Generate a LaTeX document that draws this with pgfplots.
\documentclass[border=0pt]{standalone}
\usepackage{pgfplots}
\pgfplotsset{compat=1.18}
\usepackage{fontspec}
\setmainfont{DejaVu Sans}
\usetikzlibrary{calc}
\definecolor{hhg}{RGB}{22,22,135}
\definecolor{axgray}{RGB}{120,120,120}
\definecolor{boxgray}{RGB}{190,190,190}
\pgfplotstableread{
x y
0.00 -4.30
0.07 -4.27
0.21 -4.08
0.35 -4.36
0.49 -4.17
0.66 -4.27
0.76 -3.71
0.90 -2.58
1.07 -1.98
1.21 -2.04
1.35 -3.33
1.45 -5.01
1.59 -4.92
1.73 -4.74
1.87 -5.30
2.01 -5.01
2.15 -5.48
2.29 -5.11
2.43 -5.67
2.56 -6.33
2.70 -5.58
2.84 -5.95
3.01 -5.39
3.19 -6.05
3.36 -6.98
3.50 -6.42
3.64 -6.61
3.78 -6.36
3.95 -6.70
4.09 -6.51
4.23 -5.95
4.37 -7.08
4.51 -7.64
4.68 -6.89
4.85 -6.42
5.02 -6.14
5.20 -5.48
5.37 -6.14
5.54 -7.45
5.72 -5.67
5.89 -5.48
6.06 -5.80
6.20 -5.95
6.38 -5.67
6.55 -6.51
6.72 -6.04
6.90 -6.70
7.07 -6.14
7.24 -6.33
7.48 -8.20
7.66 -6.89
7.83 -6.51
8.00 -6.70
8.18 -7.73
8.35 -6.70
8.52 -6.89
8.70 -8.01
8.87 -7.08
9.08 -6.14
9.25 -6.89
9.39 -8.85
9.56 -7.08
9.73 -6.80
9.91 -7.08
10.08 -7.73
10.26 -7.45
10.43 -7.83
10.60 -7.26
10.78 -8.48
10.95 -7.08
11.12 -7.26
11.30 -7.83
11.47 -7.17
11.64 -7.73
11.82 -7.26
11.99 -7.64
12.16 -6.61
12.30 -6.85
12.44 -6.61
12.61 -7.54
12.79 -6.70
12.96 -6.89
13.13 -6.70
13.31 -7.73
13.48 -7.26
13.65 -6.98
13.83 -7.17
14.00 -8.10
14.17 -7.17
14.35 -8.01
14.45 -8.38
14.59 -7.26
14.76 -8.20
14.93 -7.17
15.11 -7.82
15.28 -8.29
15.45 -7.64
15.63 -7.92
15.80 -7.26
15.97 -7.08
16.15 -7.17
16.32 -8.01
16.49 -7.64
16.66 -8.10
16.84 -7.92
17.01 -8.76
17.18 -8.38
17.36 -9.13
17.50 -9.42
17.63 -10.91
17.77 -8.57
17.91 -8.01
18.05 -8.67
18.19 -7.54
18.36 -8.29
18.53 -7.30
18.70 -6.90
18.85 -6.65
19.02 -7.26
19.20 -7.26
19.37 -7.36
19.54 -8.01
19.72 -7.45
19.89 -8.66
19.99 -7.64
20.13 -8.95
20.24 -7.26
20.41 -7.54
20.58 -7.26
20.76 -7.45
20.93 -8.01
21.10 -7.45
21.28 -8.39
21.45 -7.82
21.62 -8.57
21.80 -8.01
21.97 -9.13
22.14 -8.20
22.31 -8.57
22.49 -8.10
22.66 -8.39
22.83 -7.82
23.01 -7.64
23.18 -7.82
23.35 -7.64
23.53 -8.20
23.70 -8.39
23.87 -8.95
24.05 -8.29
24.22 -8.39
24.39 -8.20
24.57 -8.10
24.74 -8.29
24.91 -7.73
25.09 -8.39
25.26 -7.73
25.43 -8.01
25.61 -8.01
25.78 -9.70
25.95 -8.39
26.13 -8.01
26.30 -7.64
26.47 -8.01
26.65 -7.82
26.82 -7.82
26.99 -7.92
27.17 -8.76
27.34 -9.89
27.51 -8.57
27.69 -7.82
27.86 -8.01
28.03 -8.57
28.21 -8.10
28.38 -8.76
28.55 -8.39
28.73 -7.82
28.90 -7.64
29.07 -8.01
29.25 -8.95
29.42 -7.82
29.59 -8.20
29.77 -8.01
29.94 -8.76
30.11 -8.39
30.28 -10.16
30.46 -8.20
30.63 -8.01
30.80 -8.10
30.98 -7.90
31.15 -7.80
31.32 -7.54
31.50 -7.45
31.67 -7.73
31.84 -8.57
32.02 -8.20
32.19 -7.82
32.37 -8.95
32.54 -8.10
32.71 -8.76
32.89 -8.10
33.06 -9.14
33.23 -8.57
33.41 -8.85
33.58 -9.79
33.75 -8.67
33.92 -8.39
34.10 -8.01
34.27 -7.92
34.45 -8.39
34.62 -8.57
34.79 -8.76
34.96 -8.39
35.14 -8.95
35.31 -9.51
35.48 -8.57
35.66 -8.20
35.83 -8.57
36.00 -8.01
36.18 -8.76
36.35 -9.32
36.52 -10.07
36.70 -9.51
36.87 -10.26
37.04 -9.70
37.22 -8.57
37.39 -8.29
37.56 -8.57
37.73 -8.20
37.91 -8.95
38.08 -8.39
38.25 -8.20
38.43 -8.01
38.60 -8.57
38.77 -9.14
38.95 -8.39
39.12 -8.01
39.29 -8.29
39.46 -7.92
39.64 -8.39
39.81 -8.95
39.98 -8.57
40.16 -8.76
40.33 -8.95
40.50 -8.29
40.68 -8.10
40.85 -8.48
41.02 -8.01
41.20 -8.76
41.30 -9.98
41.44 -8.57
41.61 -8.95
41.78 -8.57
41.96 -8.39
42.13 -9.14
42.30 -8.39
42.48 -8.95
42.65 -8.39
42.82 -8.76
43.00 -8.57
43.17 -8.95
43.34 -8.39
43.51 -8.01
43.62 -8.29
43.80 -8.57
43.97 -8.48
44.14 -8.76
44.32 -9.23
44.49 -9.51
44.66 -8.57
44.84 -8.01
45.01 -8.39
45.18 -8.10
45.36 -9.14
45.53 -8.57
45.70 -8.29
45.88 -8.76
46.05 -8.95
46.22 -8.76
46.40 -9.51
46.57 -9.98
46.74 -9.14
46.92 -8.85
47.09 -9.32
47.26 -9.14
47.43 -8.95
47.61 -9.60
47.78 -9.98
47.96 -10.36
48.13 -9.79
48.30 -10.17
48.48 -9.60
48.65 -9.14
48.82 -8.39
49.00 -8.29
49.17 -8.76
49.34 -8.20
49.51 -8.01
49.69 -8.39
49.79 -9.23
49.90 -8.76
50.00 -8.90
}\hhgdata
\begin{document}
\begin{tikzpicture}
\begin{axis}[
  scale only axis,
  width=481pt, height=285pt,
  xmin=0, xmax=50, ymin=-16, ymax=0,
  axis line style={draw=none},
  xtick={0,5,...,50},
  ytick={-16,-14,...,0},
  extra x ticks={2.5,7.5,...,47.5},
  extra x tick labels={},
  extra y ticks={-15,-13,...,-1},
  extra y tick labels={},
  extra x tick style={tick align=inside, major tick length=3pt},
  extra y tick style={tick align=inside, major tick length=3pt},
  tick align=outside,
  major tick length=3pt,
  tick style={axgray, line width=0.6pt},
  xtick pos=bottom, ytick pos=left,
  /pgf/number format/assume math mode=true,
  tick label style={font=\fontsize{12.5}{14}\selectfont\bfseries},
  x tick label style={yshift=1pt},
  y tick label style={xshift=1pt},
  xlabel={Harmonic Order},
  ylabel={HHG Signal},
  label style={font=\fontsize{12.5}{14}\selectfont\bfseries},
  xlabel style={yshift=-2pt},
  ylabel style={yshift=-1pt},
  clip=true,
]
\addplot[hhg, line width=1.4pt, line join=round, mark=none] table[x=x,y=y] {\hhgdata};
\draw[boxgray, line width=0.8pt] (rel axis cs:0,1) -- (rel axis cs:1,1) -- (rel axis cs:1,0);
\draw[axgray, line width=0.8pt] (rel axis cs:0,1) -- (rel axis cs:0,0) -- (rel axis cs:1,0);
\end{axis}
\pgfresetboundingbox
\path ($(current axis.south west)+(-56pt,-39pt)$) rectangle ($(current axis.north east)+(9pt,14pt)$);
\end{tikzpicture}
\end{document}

...

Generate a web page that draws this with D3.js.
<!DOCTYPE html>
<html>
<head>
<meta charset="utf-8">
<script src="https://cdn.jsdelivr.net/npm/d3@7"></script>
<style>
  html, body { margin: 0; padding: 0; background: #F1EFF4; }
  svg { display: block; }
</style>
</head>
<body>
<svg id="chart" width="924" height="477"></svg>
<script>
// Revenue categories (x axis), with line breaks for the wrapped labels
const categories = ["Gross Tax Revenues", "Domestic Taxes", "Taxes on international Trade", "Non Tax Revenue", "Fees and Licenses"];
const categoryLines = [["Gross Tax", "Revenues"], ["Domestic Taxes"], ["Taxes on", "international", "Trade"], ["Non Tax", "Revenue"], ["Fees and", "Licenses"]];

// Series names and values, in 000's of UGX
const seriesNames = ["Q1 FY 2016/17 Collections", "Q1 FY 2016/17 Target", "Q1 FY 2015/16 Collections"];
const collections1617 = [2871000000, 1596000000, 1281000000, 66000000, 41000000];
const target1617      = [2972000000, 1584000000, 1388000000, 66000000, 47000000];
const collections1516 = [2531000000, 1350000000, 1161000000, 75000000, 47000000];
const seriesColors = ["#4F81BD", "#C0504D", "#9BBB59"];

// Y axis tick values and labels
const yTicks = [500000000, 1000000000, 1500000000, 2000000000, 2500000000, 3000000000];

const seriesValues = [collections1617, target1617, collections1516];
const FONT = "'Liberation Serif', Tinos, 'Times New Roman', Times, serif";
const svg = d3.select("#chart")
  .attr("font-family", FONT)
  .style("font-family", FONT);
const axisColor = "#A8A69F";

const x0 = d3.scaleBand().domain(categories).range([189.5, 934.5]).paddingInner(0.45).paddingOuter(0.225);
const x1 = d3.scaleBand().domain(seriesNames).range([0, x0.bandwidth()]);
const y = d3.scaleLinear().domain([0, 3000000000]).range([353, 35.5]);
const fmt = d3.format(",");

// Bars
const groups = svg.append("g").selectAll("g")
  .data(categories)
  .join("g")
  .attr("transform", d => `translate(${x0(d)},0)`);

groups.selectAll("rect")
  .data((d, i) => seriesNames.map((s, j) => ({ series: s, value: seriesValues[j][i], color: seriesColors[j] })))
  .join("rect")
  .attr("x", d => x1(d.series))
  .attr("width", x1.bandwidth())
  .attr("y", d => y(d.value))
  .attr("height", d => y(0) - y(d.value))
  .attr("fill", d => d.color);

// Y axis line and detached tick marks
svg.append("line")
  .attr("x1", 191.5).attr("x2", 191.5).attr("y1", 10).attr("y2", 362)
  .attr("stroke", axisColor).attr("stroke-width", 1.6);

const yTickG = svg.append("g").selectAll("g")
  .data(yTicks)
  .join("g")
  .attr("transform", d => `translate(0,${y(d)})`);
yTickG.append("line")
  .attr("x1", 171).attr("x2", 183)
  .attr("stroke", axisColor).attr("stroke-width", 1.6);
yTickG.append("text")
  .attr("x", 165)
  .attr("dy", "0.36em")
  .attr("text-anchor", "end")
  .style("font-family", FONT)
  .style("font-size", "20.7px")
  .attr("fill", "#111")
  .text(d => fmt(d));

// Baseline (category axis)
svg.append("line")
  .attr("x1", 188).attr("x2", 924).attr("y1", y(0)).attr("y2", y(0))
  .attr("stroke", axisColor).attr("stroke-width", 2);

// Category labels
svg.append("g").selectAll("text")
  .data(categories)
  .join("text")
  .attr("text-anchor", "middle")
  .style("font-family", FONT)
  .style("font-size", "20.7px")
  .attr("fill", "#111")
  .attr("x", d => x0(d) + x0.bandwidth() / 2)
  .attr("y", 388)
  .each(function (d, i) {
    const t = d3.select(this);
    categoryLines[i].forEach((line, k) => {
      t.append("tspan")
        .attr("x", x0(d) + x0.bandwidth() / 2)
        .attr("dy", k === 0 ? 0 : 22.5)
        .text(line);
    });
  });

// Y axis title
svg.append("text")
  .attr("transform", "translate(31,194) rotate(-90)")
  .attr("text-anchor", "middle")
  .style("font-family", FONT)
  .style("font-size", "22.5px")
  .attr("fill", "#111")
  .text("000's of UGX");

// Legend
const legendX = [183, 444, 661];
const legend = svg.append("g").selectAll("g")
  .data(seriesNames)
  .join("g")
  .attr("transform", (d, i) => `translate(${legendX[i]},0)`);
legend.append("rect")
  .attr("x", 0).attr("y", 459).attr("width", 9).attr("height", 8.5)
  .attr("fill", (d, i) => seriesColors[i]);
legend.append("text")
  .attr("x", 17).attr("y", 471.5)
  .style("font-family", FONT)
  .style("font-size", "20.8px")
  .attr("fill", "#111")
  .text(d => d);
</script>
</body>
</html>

== Exercise description ==
Only the number is wanted: count the lines of the records that hold the word "this".

== Problem solution ==
3